* Available data
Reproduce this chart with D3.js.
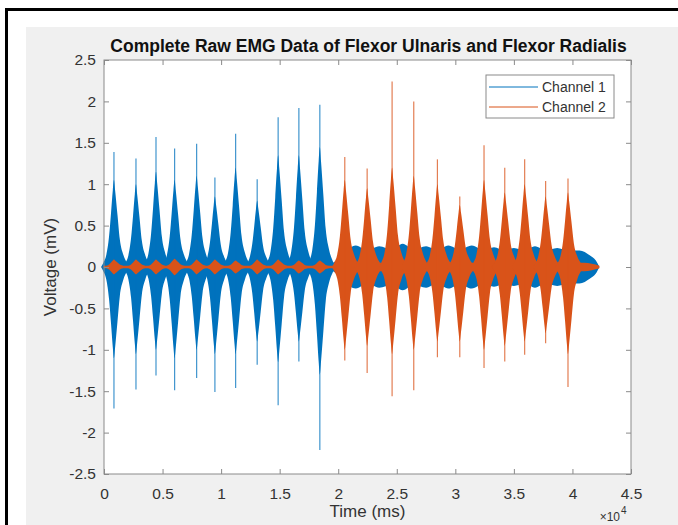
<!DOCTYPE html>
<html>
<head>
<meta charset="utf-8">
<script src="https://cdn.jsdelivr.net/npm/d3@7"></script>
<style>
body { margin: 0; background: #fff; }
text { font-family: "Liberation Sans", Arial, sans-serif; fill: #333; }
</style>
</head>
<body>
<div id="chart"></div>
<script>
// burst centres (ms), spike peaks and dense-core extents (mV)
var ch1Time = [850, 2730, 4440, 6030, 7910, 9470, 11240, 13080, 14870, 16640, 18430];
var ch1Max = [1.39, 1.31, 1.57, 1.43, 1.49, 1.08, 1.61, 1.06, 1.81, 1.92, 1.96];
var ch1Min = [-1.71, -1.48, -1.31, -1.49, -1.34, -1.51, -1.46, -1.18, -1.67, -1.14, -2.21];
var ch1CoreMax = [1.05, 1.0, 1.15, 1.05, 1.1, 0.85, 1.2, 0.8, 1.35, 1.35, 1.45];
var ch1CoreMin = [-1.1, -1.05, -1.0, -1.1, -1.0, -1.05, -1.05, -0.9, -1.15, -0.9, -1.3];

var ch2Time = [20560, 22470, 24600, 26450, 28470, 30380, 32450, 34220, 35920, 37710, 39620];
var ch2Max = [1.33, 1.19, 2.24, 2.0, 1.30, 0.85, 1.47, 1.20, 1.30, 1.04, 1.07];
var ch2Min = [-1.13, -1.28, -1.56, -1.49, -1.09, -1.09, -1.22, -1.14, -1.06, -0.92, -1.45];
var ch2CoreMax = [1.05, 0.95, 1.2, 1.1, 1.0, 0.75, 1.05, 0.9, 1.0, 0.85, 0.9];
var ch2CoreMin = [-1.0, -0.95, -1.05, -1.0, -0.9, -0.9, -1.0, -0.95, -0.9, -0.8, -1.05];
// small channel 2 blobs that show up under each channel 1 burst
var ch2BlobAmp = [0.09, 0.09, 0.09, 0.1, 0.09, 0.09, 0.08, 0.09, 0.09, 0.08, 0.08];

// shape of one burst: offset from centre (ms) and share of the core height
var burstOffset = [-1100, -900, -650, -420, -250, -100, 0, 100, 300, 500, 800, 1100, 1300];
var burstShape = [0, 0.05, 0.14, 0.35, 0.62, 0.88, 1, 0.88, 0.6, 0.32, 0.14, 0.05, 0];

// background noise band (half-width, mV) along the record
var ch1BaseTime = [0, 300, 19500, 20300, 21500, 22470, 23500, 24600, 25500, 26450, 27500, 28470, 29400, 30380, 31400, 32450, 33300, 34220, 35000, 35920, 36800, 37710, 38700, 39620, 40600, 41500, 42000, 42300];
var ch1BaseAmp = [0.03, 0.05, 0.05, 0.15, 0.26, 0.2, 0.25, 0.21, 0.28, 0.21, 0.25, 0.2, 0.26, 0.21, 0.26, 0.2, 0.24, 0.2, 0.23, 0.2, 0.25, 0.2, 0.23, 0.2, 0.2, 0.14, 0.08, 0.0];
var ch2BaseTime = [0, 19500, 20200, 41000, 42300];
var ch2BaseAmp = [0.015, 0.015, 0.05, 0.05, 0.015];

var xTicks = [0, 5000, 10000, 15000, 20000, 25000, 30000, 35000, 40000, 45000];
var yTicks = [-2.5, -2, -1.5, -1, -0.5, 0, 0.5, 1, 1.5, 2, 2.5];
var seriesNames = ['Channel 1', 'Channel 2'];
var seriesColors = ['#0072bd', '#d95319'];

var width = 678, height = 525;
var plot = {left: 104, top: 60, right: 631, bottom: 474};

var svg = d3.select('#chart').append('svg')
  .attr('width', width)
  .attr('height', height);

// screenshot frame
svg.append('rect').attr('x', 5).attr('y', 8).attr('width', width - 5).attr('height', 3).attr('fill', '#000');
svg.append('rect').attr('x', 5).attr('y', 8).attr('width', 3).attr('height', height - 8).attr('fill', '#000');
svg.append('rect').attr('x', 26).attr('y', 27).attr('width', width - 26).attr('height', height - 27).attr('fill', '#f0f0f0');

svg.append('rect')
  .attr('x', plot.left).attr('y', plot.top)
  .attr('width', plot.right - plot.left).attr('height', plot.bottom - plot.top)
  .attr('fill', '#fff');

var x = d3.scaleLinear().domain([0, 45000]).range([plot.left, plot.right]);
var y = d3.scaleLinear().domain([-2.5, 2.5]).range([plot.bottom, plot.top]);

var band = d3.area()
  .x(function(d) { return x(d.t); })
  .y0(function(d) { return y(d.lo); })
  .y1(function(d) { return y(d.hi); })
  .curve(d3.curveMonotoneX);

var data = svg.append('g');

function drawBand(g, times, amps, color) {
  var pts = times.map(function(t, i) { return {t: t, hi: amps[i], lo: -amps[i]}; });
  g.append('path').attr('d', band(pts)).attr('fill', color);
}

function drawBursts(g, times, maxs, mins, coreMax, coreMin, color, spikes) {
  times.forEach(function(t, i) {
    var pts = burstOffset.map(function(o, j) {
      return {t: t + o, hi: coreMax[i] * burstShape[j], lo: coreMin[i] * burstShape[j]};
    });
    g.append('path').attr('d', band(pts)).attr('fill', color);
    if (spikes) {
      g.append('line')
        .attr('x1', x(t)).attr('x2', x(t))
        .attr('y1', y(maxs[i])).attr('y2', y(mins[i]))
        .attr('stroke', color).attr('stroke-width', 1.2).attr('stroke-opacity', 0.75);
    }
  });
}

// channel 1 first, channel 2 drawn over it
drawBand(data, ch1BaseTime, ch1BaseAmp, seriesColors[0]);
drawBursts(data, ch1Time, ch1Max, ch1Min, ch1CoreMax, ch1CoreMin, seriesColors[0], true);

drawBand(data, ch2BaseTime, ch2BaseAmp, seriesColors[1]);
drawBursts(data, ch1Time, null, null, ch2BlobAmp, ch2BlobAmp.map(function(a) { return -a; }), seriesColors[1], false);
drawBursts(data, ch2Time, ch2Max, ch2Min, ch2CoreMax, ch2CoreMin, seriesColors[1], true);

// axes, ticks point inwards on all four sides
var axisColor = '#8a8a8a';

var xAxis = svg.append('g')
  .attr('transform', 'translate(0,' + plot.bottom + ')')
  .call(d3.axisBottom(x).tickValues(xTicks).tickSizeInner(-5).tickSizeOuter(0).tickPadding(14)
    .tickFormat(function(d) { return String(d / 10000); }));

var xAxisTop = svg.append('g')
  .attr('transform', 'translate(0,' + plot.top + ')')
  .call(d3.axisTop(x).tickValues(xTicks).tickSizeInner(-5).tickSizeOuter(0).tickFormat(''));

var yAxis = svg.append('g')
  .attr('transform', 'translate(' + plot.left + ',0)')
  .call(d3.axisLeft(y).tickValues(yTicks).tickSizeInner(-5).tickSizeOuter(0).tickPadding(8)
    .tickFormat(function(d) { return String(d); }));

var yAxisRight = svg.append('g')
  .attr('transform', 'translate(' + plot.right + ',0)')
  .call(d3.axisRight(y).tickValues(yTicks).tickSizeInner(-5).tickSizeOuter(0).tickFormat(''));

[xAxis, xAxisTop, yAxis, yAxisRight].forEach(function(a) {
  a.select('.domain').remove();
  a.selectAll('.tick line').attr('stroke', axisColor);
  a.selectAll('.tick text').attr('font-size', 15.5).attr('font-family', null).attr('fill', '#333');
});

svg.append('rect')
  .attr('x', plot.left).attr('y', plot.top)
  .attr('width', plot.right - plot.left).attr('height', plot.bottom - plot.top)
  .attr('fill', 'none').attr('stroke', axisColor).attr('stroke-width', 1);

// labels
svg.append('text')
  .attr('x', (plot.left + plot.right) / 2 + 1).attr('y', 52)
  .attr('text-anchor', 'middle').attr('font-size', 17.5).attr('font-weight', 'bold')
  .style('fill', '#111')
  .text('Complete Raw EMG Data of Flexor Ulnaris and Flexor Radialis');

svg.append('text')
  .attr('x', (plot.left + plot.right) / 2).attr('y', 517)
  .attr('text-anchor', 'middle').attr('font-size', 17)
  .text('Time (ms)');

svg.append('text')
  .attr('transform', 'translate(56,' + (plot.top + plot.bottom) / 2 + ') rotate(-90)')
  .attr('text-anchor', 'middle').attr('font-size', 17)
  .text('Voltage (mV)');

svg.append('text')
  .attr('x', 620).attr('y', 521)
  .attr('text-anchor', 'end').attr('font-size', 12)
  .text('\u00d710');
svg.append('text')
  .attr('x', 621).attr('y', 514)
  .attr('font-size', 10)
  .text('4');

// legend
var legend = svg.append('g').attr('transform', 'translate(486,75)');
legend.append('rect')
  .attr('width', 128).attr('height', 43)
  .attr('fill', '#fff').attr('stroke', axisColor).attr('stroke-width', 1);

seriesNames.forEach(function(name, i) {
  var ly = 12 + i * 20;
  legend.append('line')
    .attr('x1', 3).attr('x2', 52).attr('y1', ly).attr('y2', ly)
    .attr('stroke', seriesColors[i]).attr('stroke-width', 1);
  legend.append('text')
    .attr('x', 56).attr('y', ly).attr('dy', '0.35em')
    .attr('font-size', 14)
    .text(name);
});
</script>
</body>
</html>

* Exercise details
From the first line of the listing above, repeat every line through the one holding "0.14, 0.05, 0];". Both ends count, and pictures stay out.

* Output
Reproduce this chart with D3.js.
<!DOCTYPE html>
<html>
<head>
<meta charset="utf-8">
<script src="https://cdn.jsdelivr.net/npm/d3@7"></script>
<style>
body { margin: 0; background: #fff; }
text { font-family: "Liberation Sans", Arial, sans-serif; fill: #333; }
</style>
</head>
<body>
<div id="chart"></div>
<script>
// burst centres (ms), spike peaks and dense-core extents (mV)
var ch1Time = [850, 2730, 4440, 6030, 7910, 9470, 11240, 13080, 14870, 16640, 18430];
var ch1Max = [1.39, 1.31, 1.57, 1.43, 1.49, 1.08, 1.61, 1.06, 1.81, 1.92, 1.96];
var ch1Min = [-1.71, -1.48, -1.31, -1.49, -1.34, -1.51, -1.46, -1.18, -1.67, -1.14, -2.21];
var ch1CoreMax = [1.05, 1.0, 1.15, 1.05, 1.1, 0.85, 1.2, 0.8, 1.35, 1.35, 1.45];
var ch1CoreMin = [-1.1, -1.05, -1.0, -1.1, -1.0, -1.05, -1.05, -0.9, -1.15, -0.9, -1.3];

var ch2Time = [20560, 22470, 24600, 26450, 28470, 30380, 32450, 34220, 35920, 37710, 39620];
var ch2Max = [1.33, 1.19, 2.24, 2.0, 1.30, 0.85, 1.47, 1.20, 1.30, 1.04, 1.07];
var ch2Min = [-1.13, -1.28, -1.56, -1.49, -1.09, -1.09, -1.22, -1.14, -1.06, -0.92, -1.45];
var ch2CoreMax = [1.05, 0.95, 1.2, 1.1, 1.0, 0.75, 1.05, 0.9, 1.0, 0.85, 0.9];
var ch2CoreMin = [-1.0, -0.95, -1.05, -1.0, -0.9, -0.9, -1.0, -0.95, -0.9, -0.8, -1.05];
// small channel 2 blobs that show up under each channel 1 burst
var ch2BlobAmp = [0.09, 0.09, 0.09, 0.1, 0.09, 0.09, 0.08, 0.09, 0.09, 0.08, 0.08];

// shape of one burst: offset from centre (ms) and share of the core height
var burstOffset = [-1100, -900, -650, -420, -250, -100, 0, 100, 300, 500, 800, 1100, 1300];
var burstShape = [0, 0.05, 0.14, 0.35, 0.62, 0.88, 1, 0.88, 0.6, 0.32, 0.14, 0.05, 0];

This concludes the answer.